Q: You conducted research trips to Jamaica and Barbados, as well as archival work in these countries and in Ontario’s Delhi Tobacco Museum and Heritage Centre. What discoveries did you make during your fieldwork?
I already mentioned some findings from oral history interviews in Jamaica and Barbados. Research in the Jamaica Archives and Records Department was also important to some of my book’s findings. Jamaican Ministry of Labour records there helped me to understand the previously underrecognized role that migrant-sending countries have played in the shaping of guestworker programs. Piecing together research from Jamaican and Canadian archives, I was able to see how many key aspects of the Seasonal Agricultural Workers Program came about due to lobbying by migrant-sending countries.
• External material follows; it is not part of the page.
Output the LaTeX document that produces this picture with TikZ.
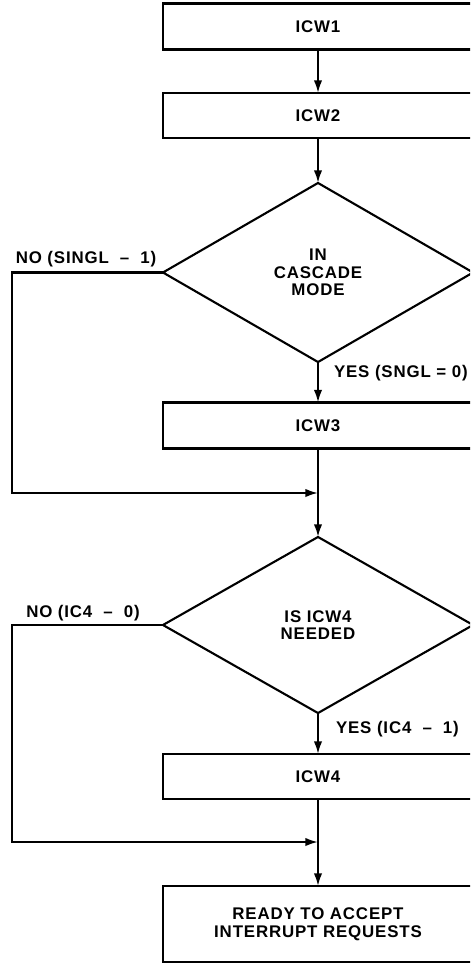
\documentclass[tikz,border=0pt]{standalone}
\usepackage{fontspec}
\setmainfont{Liberation Sans}
\newfontfamily\flowfont[LetterSpace=5]{Liberation Sans}
\usetikzlibrary{shapes.geometric,arrows.meta,positioning}
\tikzset{
  flownode/.style = {draw, align=center, line width=1.5pt,
                     inner sep=0pt, outer sep=0pt,
                     font=\flowfont\bfseries\fontsize{12}{12.5}\selectfont},
  regbox/.style   = {flownode, shape=rectangle, minimum width=7.75cm,
                     minimum height=1.15cm},
  decision/.style = {flownode, shape=diamond, minimum width=7.75cm},
  branch/.style   = {inner sep=0pt,
                     font=\flowfont\bfseries\fontsize{12}{12.5}\selectfont}
}

\begin{document}
\begin{tikzpicture}
    [
      x          = 0.025cm,
      y          = -0.025cm,
      line width = 1.5pt,
      >          = {Latex[length=9pt,width=6pt]}
    ]
    \useasboundingbox (0,0) rectangle (470,964);
    \clip (0,0) rectangle (470,964);

    \node [regbox] (icw1) at (318,26.5) {ICW1};
    \node [regbox, minimum height=1.125cm] (icw2) at (318,115.5) {ICW2};
    \node [decision, minimum height=4.475cm] (cascade) at (318,272.5)
      {IN\\CASCADE\\MODE};
    \node [regbox] (icw3) at (318,425.5) {ICW3};
    \node [decision, minimum height=4.4cm] (needed) at (318,625)
      {IS ICW4\\NEEDED};
    \node [regbox, minimum height=1.125cm] (icw4) at (318,776.5) {ICW4};
    \node [regbox, minimum height=1.9cm] (ready) at (318,924)
      {READY TO ACCEPT\\INTERRUPT REQUESTS};

    \coordinate (join1) at (318,493);
    \coordinate (join2) at (318,842);
    \coordinate (skip1) at (12,493);
    \coordinate (skip2) at (12,842);

    \draw [->] (icw1) -- (icw2);
    \draw [->] (icw2) -- (cascade);
    \draw [->] (cascade) -- (icw3);
    \draw [->] (icw3) -- (needed);
    \draw [->] (needed) -- (icw4);
    \draw [->] (icw4) -- (ready);
    \draw [->] (cascade.west) -| (skip1) -- (join1);
    \draw [->] (needed.west) -| (skip2) -- (join2);

    \node [branch] (nosingl) at (86,259) {NO (SINGL \ – \ 1)};
    \node [branch, anchor=west] (yessngl) at (333,373) {YES (SNGL = 0)};
    \node [branch] (noic4) at (83,613) {NO (IC4 \ – \ 0)};
    \node [branch, anchor=west] (yesic4) at (335,729) {YES (IC4 \ – \ 1)};
\end{tikzpicture}
\end{document}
Guestworker programs are often seen as the simple domination of countries in the Global South by those in the North. Actually, things are more complicated: workers and their government representatives often have very different interests; and sending-country officials can sometimes hold great sway in setting the terms of the arrangements.
Another fascinating and disturbing finding came very early in my research when I learned about the racist exclusion of African American workers from a migrant labour arrangement between tobacco-producing Southern states and Ontario – and their extremely problematic inclusion in the labour force in 1966.
Edward Dunsworth is a historian of migration and labour and assistant professor in the Department of History and Classical Studies. His first book, Harvesting Labour: Tobacco and the Global Making of Canada’s Agricultural Workforce was published in September 2022 by McGill-Queen’s University Press. A second book, a collaboration with migrant worker turned activist Gabriel Allahdua to produce Allahdua’s autobiography, is scheduled for release in March 2023 with Between the Lines. That book is titled, Harvesting Freedom: The Life of a Migrant Worker in Canada. Dunsworth is also working with a team of student researchers to produce a digital exhibit on historic death, injury, and illness among migrant farm workers. His next major project is a history of immigration politics in Canada.